Personal information
- Born: 1 March 1999 (age 27) Rotorua, Bay of Plenty, New Zealand
- Height: 187 cm (6 ft 2 in)
- Weight: 90 kg (14 st 2 lb)

Playing information
- Position: Wing
Club
| Years | Team | Pld | T | G | FG | P |
| 2020–23 | Parramatta Eels | 19 | 3 | 0 | 0 | 12 |
- Source: As of 8 September 2025

= Haze Dunster =

New Zealand rugby league footballer

Haze Dunster (born 1 March 1999) is a professional rugby league footballer who most recently played as a er for the Parramatta Eels in the National Rugby League.

==Playing career==
Dunster graduated from Parramatta's Jersey Flegg team in the Intrust Super Premiership with the Wentworthville Magpies. In 2019, Dunster re-signed with Parramatta until the end of the 2020 season. Dunster appeared in the 2019 Intrust Super Premiership grand final loss, against Newtown.

===2020===
Dunster began the year in the Eels 30 man squad, appearing as 18th man twice.

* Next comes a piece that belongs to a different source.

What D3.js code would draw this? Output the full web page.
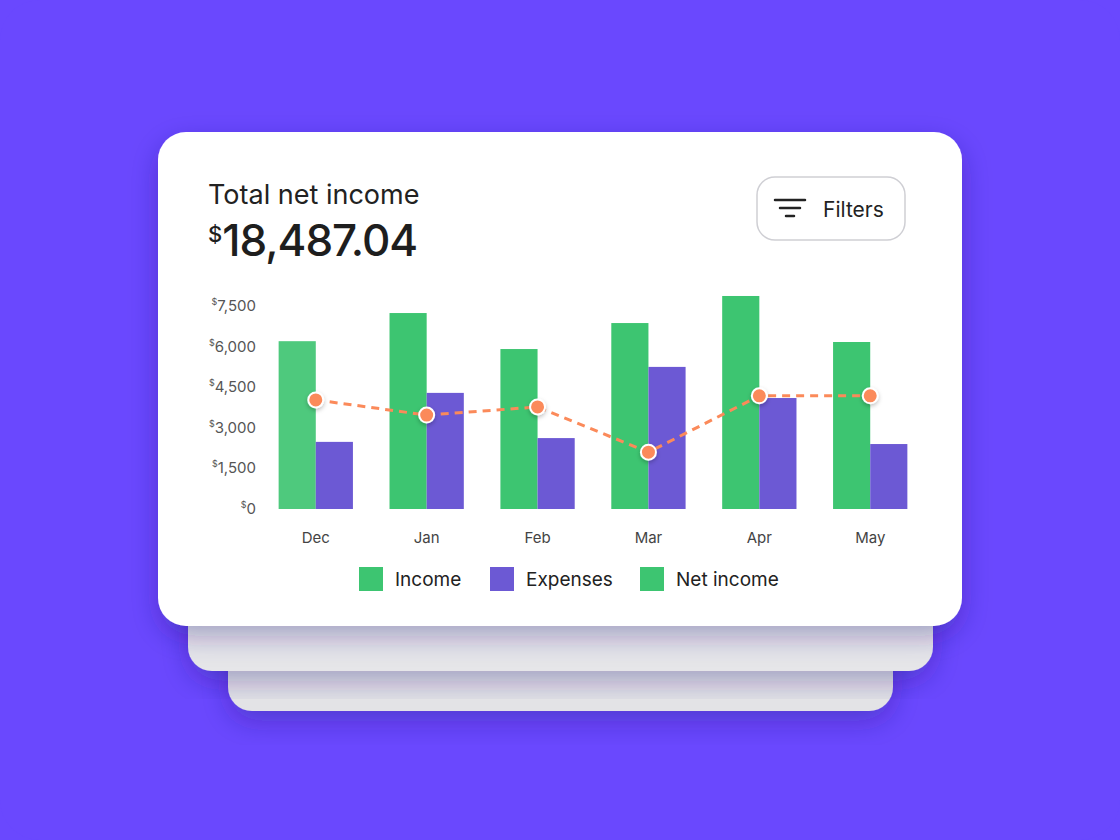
<!DOCTYPE html><html><head><meta charset="utf-8"><script src="https://cdn.jsdelivr.net/npm/d3@7"></script>
<style>body{margin:0;background:#6a48fe;font-family:Inter,"Noto Sans",sans-serif}</style></head><body><script>
const months=["Dec","Jan","Feb","Mar","Apr","May"];
const income=[6200,7240,5910,6870,7870,6170];
const expenses=[2480,4290,2620,5250,4100,2400];
const netIncome=[4030,3470,3770,2100,4180,4180];
const yTicks=[0,1500,3000,4500,6000,7500];
const W=1120,H=840;
const svg=d3.select("body").append("svg").attr("width",W).attr("height",H);
svg.append("rect").attr("width",W).attr("height",H).attr("rx",40).attr("fill","#6a48fe");
const defs=svg.append("defs");
const f=defs.append("filter").attr("id","sh").attr("x","-20%").attr("y","-20%").attr("width","140%").attr("height","150%");
f.append("feDropShadow").attr("dx",0).attr("dy",10).attr("stdDeviation",14).attr("flood-color","#2a1580").attr("flood-opacity",0.35);
const f2=defs.append("filter").attr("id","ds").attr("x","-50%").attr("y","-50%").attr("width","200%").attr("height","200%");
f2.append("feDropShadow").attr("dx",0).attr("dy",2).attr("stdDeviation",2).attr("flood-color","#000").attr("flood-opacity",0.25);
svg.append("rect").attr("x",228).attr("y",600).attr("width",665).attr("height",111).attr("rx",24).attr("fill","#e3e3e6").attr("filter","url(#sh)");
svg.append("rect").attr("x",188).attr("y",580).attr("width",745).attr("height",91).attr("rx",24).attr("fill","#e6e6e9").attr("filter","url(#sh)");
svg.append("rect").attr("x",158).attr("y",132).attr("width",804).attr("height",494).attr("rx",28).attr("fill","#fff").attr("filter","url(#sh)");
svg.append("text").attr("x",208).attr("y",204).attr("font-size",27).attr("fill","#222").text("Total net income");
const t=svg.append("text").attr("x",208).attr("y",256).attr("fill","#1e1e1e").attr("font-weight",500);
t.append("tspan").attr("font-size",22).attr("dy",-14).text("$");
t.append("tspan").attr("font-size",44).attr("dy",14).attr("letter-spacing",-1).text("18,487.04");
svg.append("rect").attr("x",757).attr("y",177).attr("width",148).attr("height",63).attr("rx",18).attr("fill","#fff").attr("stroke","#cfcfd4").attr("stroke-width",1.5);
[[775,805,200],[780,800,208],[786,794,216]].forEach(d=>svg.append("line").attr("x1",d[0]).attr("x2",d[1]).attr("y1",d[2]).attr("y2",d[2]).attr("stroke","#222").attr("stroke-width",2.5).attr("stroke-linecap","round"));
svg.append("text").attr("x",823).attr("y",217).attr("font-size",21).attr("fill","#222").text("Filters");
const x=d3.scaleBand().domain(months).range([262,924]).paddingInner(0.33).paddingOuter(0.15);
const y=d3.scaleLinear().domain([0,7500]).range([509,306]);
const sub=d3.scaleBand().domain(["i","e"]).range([0,x.bandwidth()]);
const ya=svg.append("g");
yTicks.forEach(v=>{const g=ya.append("text").attr("x",256).attr("y",y(v)+5).attr("text-anchor","end").attr("fill","#555").attr("font-size",15);
g.append("tspan").attr("font-size",9).attr("dy",-6).text("$");g.append("tspan").attr("dy",6).text(d3.format(",")(v));});
const bars=svg.append("g");
months.forEach((m,i)=>{
bars.append("rect").attr("x",x(m)).attr("y",y(income[i])).attr("width",sub.bandwidth()).attr("height",y(0)-y(income[i])).attr("fill",i==0?"#4ec97d":"#3dc571");
bars.append("rect").attr("x",x(m)+sub("e")).attr("y",y(expenses[i])).attr("width",sub.bandwidth()).attr("height",y(0)-y(expenses[i])).attr("fill","#6c59d4");
svg.append("text").attr("x",x(m)+x.bandwidth()/2).attr("y",543).attr("text-anchor","middle").attr("fill","#444").attr("font-size",15).text(m);
});
const cx=m=>x(m)+x.bandwidth()/2;
svg.append("path").datum(netIncome).attr("d",d3.line().x((d,i)=>cx(months[i])).y(d=>y(d))).attr("fill","none").attr("stroke","#fb8a5a").attr("stroke-width",3).attr("stroke-dasharray","8,6");
svg.selectAll("circle.p").data(netIncome).join("circle").attr("cx",(d,i)=>cx(months[i])).attr("cy",d=>y(d)).attr("r",7.5).attr("fill","#fb8a5a").attr("stroke","#fff").attr("stroke-width",2).attr("filter","url(#ds)");
const leg=[["Income","#3dc571",359],["Expenses","#6c59d4",490],["Net income","#3dc571",640]];
leg.forEach(l=>{svg.append("rect").attr("x",l[2]).attr("y",567).attr("width",24).attr("height",24).attr("fill",l[1]);
svg.append("text").attr("x",l[2]+36).attr("y",586).attr("font-size",19).attr("fill","#222").text(l[0]);});
</script></body></html>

Dunster made his NRL debut in week two of the finals of the 2020 NRL season for Parramatta against South Sydney, in a 38–24 loss at Bankwest Stadium, after being called into the team to play on gameday after Michael Jennings tested positive to drugs.

===2021===
In round 13 of the 2021 NRL season, Dunster scored his first try in the top grade as Parramatta defeated Newcastle 40–4.
Dunster finished the 2021 NRL season with 13 appearances scoring three tries. He played in both finals matches against Newcastle and Penrith as the club bowed out of the finals at the second week for the third consecutive season. In September, he was named Parramatta's Rookie of the year.
In December, Dunster signed a new deal with Parramatta to remain at the club until the end of the 2025 season.

===2022===
On 20 February, Dunster's 2022 NRL season was ended in Parramatta's first trial match of the year against St. George Illawarra. Dunster was on the receiving end of a hip-drop tackle from opponent Tyrell Fuimaono which tore his ACL, PCL and MCL, thus ruling him out for the entire year.

===2023===
In round 6 of the 2023 NRL season, Dunster made his long-awaited return to the Parramatta side in their 28–22 victory over the hapless Wests Tigers.
Following Parramatta's round 11 loss against Canberra, Dunster was demoted to reserve grade in favour of Sean Russell.
Dunster was limited to only five matches for Parramatta in the 2023 NRL season as the club finished 10th on the table. Dunster would instead spend most of the year with the clubs NSW Cup team.

===2024===
Dunster started the year in Parramatta's reserve grade team after falling down the pecking order behind the likes of Sean Russell, Morgan Harper and Maika Sivo. On 4 April, it was announced that Dunster would miss at least three months with a foot injury.

===2025===
On 2 September, it was announced that Dunster had suffered another ACL injury whilst playing for Parramatta in the NSW Cup and would require surgery ruling him out for an indefinite period. Dunster made no appearances for Parramatta's first grade team in the 2025 NRL season.
In early September, it was announced that Dunster would be departing Parramatta after not being offered a new contract.